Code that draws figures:
++++++++++

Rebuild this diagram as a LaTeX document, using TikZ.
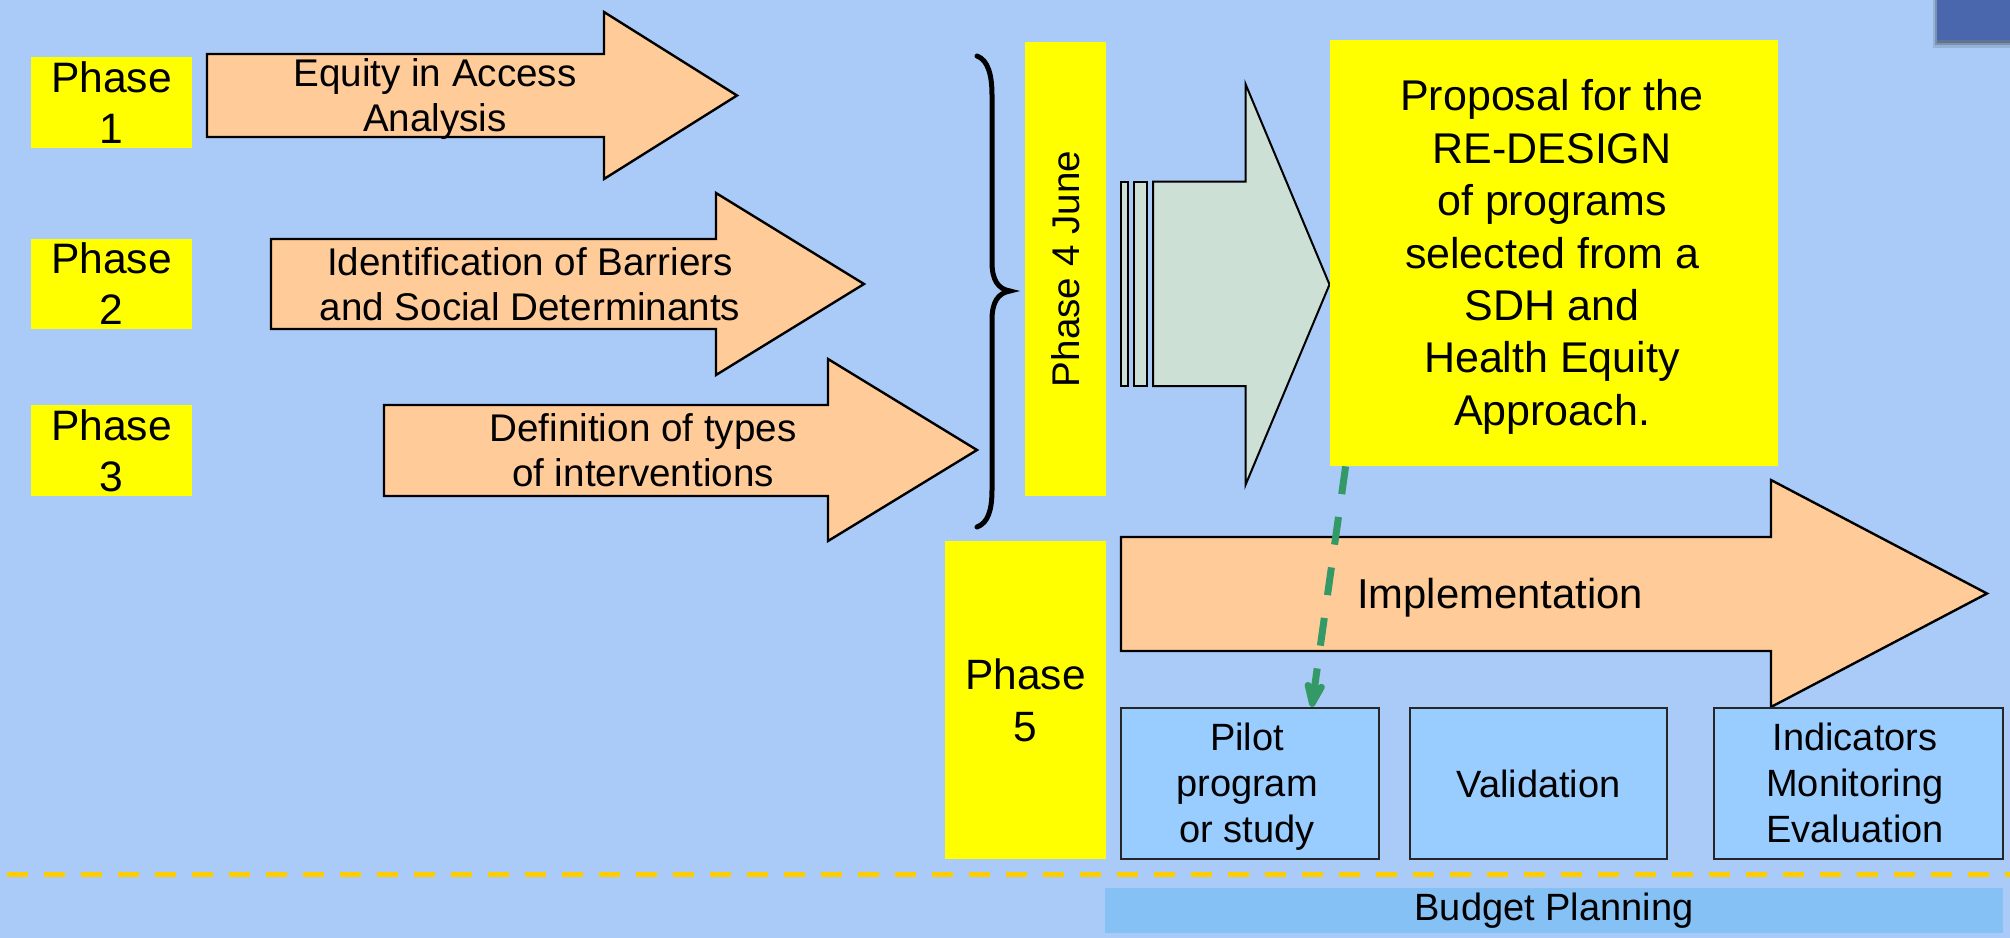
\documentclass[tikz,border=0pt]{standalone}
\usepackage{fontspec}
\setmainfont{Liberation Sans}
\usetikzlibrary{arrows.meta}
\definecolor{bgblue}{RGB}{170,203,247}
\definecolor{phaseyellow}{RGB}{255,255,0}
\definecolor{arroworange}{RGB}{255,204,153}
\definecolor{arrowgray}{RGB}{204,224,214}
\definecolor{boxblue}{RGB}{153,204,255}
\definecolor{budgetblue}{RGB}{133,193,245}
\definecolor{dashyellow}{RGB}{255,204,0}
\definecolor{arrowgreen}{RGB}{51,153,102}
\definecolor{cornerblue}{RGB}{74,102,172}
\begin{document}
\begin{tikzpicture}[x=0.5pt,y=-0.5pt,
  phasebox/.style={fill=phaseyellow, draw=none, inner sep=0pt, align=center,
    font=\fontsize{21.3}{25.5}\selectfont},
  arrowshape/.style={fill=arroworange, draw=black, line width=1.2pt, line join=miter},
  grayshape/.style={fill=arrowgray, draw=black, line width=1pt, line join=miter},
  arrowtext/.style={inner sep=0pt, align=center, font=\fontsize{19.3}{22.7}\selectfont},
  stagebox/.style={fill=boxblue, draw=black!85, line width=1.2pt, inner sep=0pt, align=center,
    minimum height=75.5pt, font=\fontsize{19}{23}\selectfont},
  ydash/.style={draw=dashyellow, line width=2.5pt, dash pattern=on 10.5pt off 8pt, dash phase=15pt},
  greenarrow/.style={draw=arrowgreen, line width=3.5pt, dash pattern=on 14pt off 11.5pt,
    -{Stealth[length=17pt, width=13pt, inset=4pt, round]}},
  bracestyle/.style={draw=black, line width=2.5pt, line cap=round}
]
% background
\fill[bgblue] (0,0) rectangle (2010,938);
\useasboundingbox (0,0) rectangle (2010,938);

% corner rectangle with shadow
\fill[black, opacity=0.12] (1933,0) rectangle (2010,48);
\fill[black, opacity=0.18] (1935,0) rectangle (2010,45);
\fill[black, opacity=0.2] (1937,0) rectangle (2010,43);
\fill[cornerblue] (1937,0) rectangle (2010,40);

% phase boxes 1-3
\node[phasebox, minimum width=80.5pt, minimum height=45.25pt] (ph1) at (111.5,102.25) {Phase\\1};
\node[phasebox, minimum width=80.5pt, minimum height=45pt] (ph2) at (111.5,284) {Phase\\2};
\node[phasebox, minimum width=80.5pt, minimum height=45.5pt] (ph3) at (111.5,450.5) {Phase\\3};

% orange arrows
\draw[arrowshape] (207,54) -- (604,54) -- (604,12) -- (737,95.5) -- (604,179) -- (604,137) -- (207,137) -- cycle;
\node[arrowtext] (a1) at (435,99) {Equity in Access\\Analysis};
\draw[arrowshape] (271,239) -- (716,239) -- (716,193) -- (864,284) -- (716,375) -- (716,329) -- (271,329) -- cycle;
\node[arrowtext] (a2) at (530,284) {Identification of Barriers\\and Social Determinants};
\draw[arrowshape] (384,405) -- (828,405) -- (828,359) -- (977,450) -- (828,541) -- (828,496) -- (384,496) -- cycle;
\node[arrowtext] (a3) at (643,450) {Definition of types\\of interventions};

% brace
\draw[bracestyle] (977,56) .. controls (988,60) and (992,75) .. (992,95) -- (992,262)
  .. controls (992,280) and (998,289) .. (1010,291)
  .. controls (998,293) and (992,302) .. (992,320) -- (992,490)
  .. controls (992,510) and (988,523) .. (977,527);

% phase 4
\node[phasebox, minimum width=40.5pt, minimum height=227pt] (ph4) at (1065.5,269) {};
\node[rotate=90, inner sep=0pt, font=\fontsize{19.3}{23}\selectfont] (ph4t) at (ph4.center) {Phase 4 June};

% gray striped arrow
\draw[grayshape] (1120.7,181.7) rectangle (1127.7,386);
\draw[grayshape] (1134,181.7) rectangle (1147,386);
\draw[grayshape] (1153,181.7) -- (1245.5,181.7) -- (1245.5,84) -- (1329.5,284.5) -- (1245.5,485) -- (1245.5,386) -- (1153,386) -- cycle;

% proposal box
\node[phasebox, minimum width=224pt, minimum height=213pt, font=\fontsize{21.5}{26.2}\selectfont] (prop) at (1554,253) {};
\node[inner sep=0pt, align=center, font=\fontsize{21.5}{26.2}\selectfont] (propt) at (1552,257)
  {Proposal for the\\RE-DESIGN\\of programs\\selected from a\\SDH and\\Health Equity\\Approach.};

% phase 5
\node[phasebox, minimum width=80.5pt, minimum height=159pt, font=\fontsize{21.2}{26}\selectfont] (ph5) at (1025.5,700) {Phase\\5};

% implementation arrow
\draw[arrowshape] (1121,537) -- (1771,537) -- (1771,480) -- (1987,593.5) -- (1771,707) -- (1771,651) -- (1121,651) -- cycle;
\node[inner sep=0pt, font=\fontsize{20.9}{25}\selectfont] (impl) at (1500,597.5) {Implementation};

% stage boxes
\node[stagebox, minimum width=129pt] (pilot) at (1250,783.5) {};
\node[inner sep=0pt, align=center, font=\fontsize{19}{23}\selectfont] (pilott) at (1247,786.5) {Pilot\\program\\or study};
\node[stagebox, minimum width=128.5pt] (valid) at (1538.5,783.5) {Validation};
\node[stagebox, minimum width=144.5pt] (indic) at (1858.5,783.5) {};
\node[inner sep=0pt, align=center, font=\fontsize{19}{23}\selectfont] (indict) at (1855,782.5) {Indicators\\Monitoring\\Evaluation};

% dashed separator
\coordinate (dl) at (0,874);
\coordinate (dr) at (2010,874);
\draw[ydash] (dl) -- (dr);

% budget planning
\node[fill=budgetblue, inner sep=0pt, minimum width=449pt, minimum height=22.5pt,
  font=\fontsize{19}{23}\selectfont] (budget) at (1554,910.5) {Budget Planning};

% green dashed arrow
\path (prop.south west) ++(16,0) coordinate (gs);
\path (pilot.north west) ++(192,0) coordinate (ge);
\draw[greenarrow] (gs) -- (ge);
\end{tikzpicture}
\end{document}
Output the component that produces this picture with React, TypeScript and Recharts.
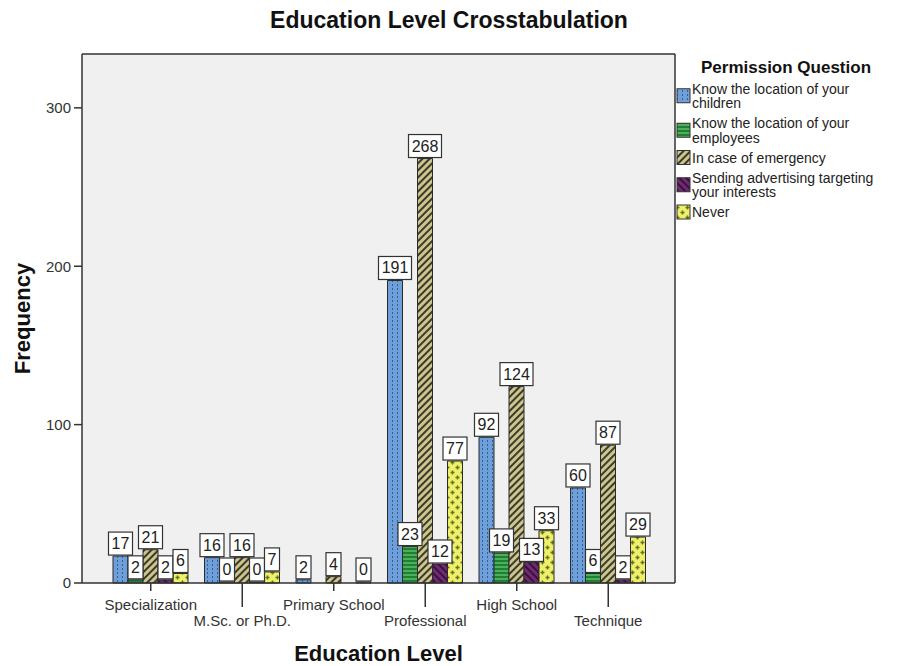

++++++++++

Requirement –
Reproduce all the records verbatim, excluding images.

Full solution –
Rebuild this diagram as a LaTeX document, using TikZ.
\documentclass[tikz,border=0pt]{standalone}
\usepackage{fontspec}
\setmainfont{Liberation Sans}
\usetikzlibrary{arrows.meta}
\definecolor{bgblue}{RGB}{170,203,247}
\definecolor{phaseyellow}{RGB}{255,255,0}
\definecolor{arroworange}{RGB}{255,204,153}
\definecolor{arrowgray}{RGB}{204,224,214}
\definecolor{boxblue}{RGB}{153,204,255}
\definecolor{budgetblue}{RGB}{133,193,245}
\definecolor{dashyellow}{RGB}{255,204,0}
\definecolor{arrowgreen}{RGB}{51,153,102}
\definecolor{cornerblue}{RGB}{74,102,172}
\begin{document}
\begin{tikzpicture}[x=0.5pt,y=-0.5pt,
  phasebox/.style={fill=phaseyellow, draw=none, inner sep=0pt, align=center,
    font=\fontsize{21.3}{25.5}\selectfont},
  arrowshape/.style={fill=arroworange, draw=black, line width=1.2pt, line join=miter},
  grayshape/.style={fill=arrowgray, draw=black, line width=1pt, line join=miter},
  arrowtext/.style={inner sep=0pt, align=center, font=\fontsize{19.3}{22.7}\selectfont},
  stagebox/.style={fill=boxblue, draw=black!85, line width=1.2pt, inner sep=0pt, align=center,
    minimum height=75.5pt, font=\fontsize{19}{23}\selectfont},
  ydash/.style={draw=dashyellow, line width=2.5pt, dash pattern=on 10.5pt off 8pt, dash phase=15pt},
  greenarrow/.style={draw=arrowgreen, line width=3.5pt, dash pattern=on 14pt off 11.5pt,
    -{Stealth[length=17pt, width=13pt, inset=4pt, round]}},
  bracestyle/.style={draw=black, line width=2.5pt, line cap=round}
]
% background
\fill[bgblue] (0,0) rectangle (2010,938);
\useasboundingbox (0,0) rectangle (2010,938);

% corner rectangle with shadow
\fill[black, opacity=0.12] (1933,0) rectangle (2010,48);
\fill[black, opacity=0.18] (1935,0) rectangle (2010,45);
\fill[black, opacity=0.2] (1937,0) rectangle (2010,43);
\fill[cornerblue] (1937,0) rectangle (2010,40);

% phase boxes 1-3
\node[phasebox, minimum width=80.5pt, minimum height=45.25pt] (ph1) at (111.5,102.25) {Phase\\1};
\node[phasebox, minimum width=80.5pt, minimum height=45pt] (ph2) at (111.5,284) {Phase\\2};
\node[phasebox, minimum width=80.5pt, minimum height=45.5pt] (ph3) at (111.5,450.5) {Phase\\3};

% orange arrows
\draw[arrowshape] (207,54) -- (604,54) -- (604,12) -- (737,95.5) -- (604,179) -- (604,137) -- (207,137) -- cycle;
\node[arrowtext] (a1) at (435,99) {Equity in Access\\Analysis};
\draw[arrowshape] (271,239) -- (716,239) -- (716,193) -- (864,284) -- (716,375) -- (716,329) -- (271,329) -- cycle;
\node[arrowtext] (a2) at (530,284) {Identification of Barriers\\and Social Determinants};
\draw[arrowshape] (384,405) -- (828,405) -- (828,359) -- (977,450) -- (828,541) -- (828,496) -- (384,496) -- cycle;
\node[arrowtext] (a3) at (643,450) {Definition of types\\of interventions};

% brace
\draw[bracestyle] (977,56) .. controls (988,60) and (992,75) .. (992,95) -- (992,262)
  .. controls (992,280) and (998,289) .. (1010,291)
  .. controls (998,293) and (992,302) .. (992,320) -- (992,490)
  .. controls (992,510) and (988,523) .. (977,527);

% phase 4
\node[phasebox, minimum width=40.5pt, minimum height=227pt] (ph4) at (1065.5,269) {};
\node[rotate=90, inner sep=0pt, font=\fontsize{19.3}{23}\selectfont] (ph4t) at (ph4.center) {Phase 4 June};

% gray striped arrow
\draw[grayshape] (1120.7,181.7) rectangle (1127.7,386);
\draw[grayshape] (1134,181.7) rectangle (1147,386);
\draw[grayshape] (1153,181.7) -- (1245.5,181.7) -- (1245.5,84) -- (1329.5,284.5) -- (1245.5,485) -- (1245.5,386) -- (1153,386) -- cycle;

% proposal box
\node[phasebox, minimum width=224pt, minimum height=213pt, font=\fontsize{21.5}{26.2}\selectfont] (prop) at (1554,253) {};
\node[inner sep=0pt, align=center, font=\fontsize{21.5}{26.2}\selectfont] (propt) at (1552,257)
  {Proposal for the\\RE-DESIGN\\of programs\\selected from a\\SDH and\\Health Equity\\Approach.};

% phase 5
\node[phasebox, minimum width=80.5pt, minimum height=159pt, font=\fontsize{21.2}{26}\selectfont] (ph5) at (1025.5,700) {Phase\\5};

% implementation arrow
\draw[arrowshape] (1121,537) -- (1771,537) -- (1771,480) -- (1987,593.5) -- (1771,707) -- (1771,651) -- (1121,651) -- cycle;
\node[inner sep=0pt, font=\fontsize{20.9}{25}\selectfont] (impl) at (1500,597.5) {Implementation};

% stage boxes
\node[stagebox, minimum width=129pt] (pilot) at (1250,783.5) {};
\node[inner sep=0pt, align=center, font=\fontsize{19}{23}\selectfont] (pilott) at (1247,786.5) {Pilot\\program\\or study};
\node[stagebox, minimum width=128.5pt] (valid) at (1538.5,783.5) {Validation};
\node[stagebox, minimum width=144.5pt] (indic) at (1858.5,783.5) {};
\node[inner sep=0pt, align=center, font=\fontsize{19}{23}\selectfont] (indict) at (1855,782.5) {Indicators\\Monitoring\\Evaluation};

% dashed separator
\coordinate (dl) at (0,874);
\coordinate (dr) at (2010,874);
\draw[ydash] (dl) -- (dr);

% budget planning
\node[fill=budgetblue, inner sep=0pt, minimum width=449pt, minimum height=22.5pt,
  font=\fontsize{19}{23}\selectfont] (budget) at (1554,910.5) {Budget Planning};

% green dashed arrow
\path (prop.south west) ++(16,0) coordinate (gs);
\path (pilot.north west) ++(192,0) coordinate (ge);
\draw[greenarrow] (gs) -- (ge);
\end{tikzpicture}
\end{document}
Output the component that produces this picture with React, TypeScript and Recharts.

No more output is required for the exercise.